### Task requirements
Leave out the pictures; transcribe all else exactly.
── Supplied information
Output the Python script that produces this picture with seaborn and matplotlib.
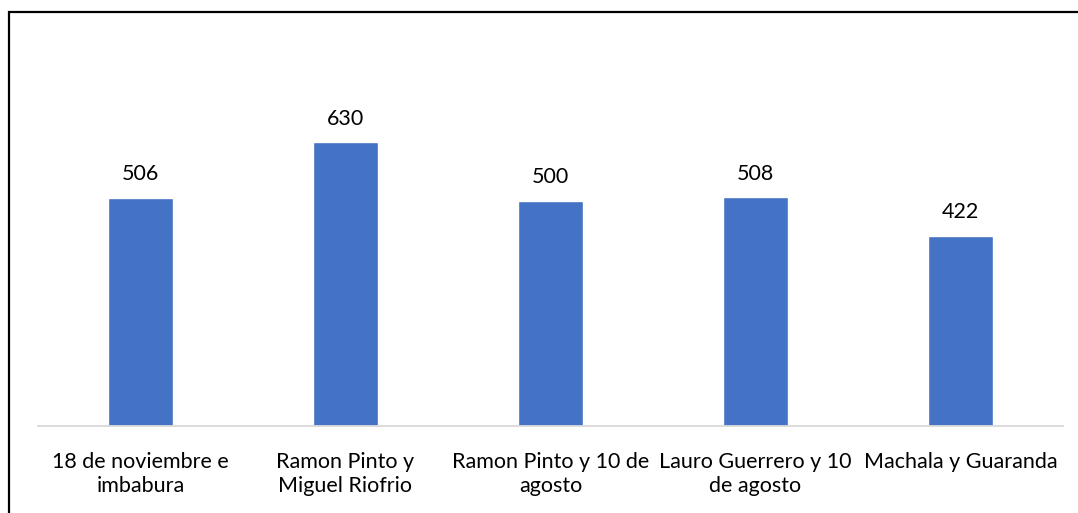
import pandas as pd
import matplotlib
matplotlib.use("Agg")
import matplotlib.pyplot as plt
import seaborn as sns
from matplotlib.patches import Rectangle

categories = ["18 de noviembre e\nimbabura", "Ramon Pinto y\nMiguel Riofrio",
              "Ramon Pinto y 10 de\nagosto", "Lauro Guerrero y 10\nde agosto",
              "Machala y Guaranda"]
values = [506, 630, 500, 508, 422]

df = pd.DataFrame({"lugar": categories, "total": values})

sns.set_style("white")
plt.rcParams['font.family'] = ['Lato', 'DejaVu Sans']

fig = plt.figure(figsize=(10.78, 5.13), dpi=100)
ax = fig.add_axes([38/1078, 87/513, 1025/1078, 315/513])

sns.barplot(data=df, x="lugar", y="total", color="#4472C4", width=0.317,
            saturation=1, ax=ax)

for i, v in enumerate(values):
    ax.annotate(str(v), (i, v), xytext=(0, 10), textcoords="offset points",
                ha="center", va="bottom", fontsize=15.5, color="#000000")

ax.set_ylim(0, 700)
ax.set_xlim(-0.5, 4.5)
ax.set_xlabel("")
ax.set_ylabel("")
ax.set_yticks([])
ax.tick_params(axis="x", length=0, pad=19, labelsize=15.5, labelcolor="#000000")
for lbl in ax.get_xticklabels():
    lbl.set_linespacing(1.25)
for s in ["top", "right", "left"]:
    ax.spines[s].set_visible(False)
ax.spines["bottom"].set_color("#d9d9d9")
ax.spines["bottom"].set_linewidth(1.3)

# outer frame
fig.patches.append(Rectangle((8.5/1078, -0.1), 1.2, (513 - 12.5)/513 + 0.1,
                             transform=fig.transFigure, fill=False,
                             edgecolor="black", linewidth=1.6))

fig.savefig("out.png", dpi=100)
────
### Solution for this exercise
Output the Python script that produces this picture with seaborn and matplotlib.
import pandas as pd
import matplotlib
matplotlib.use("Agg")
import matplotlib.pyplot as plt
import seaborn as sns
from matplotlib.patches import Rectangle

categories = ["18 de noviembre e\nimbabura", "Ramon Pinto y\nMiguel Riofrio",
              "Ramon Pinto y 10 de\nagosto", "Lauro Guerrero y 10\nde agosto",
              "Machala y Guaranda"]
values = [506, 630, 500, 508, 422]

df = pd.DataFrame({"lugar": categories, "total": values})

sns.set_style("white")
plt.rcParams['font.family'] = ['Lato', 'DejaVu Sans']

fig = plt.figure(figsize=(10.78, 5.13), dpi=100)
ax = fig.add_axes([38/1078, 87/513, 1025/1078, 315/513])

sns.barplot(data=df, x="lugar", y="total", color="#4472C4", width=0.317,
            saturation=1, ax=ax)

for i, v in enumerate(values):
    ax.annotate(str(v), (i, v), xytext=(0, 10), textcoords="offset points",
                ha="center", va="bottom", fontsize=15.5, color="#000000")

ax.set_ylim(0, 700)
ax.set_xlim(-0.5, 4.5)
ax.set_xlabel("")
ax.set_ylabel("")
ax.set_yticks([])
ax.tick_params(axis="x", length=0, pad=19, labelsize=15.5, labelcolor="#000000")
for lbl in ax.get_xticklabels():
    lbl.set_linespacing(1.25)
for s in ["top", "right", "left"]:
    ax.spines[s].set_visible(False)
ax.spines["bottom"].set_color("#d9d9d9")
ax.spines["bottom"].set_linewidth(1.3)

# outer frame
fig.patches.append(Rectangle((8.5/1078, -0.1), 1.2, (513 - 12.5)/513 + 0.1,
                             transform=fig.transFigure, fill=False,
                             edgecolor="black", linewidth=1.6))

fig.savefig("out.png", dpi=100)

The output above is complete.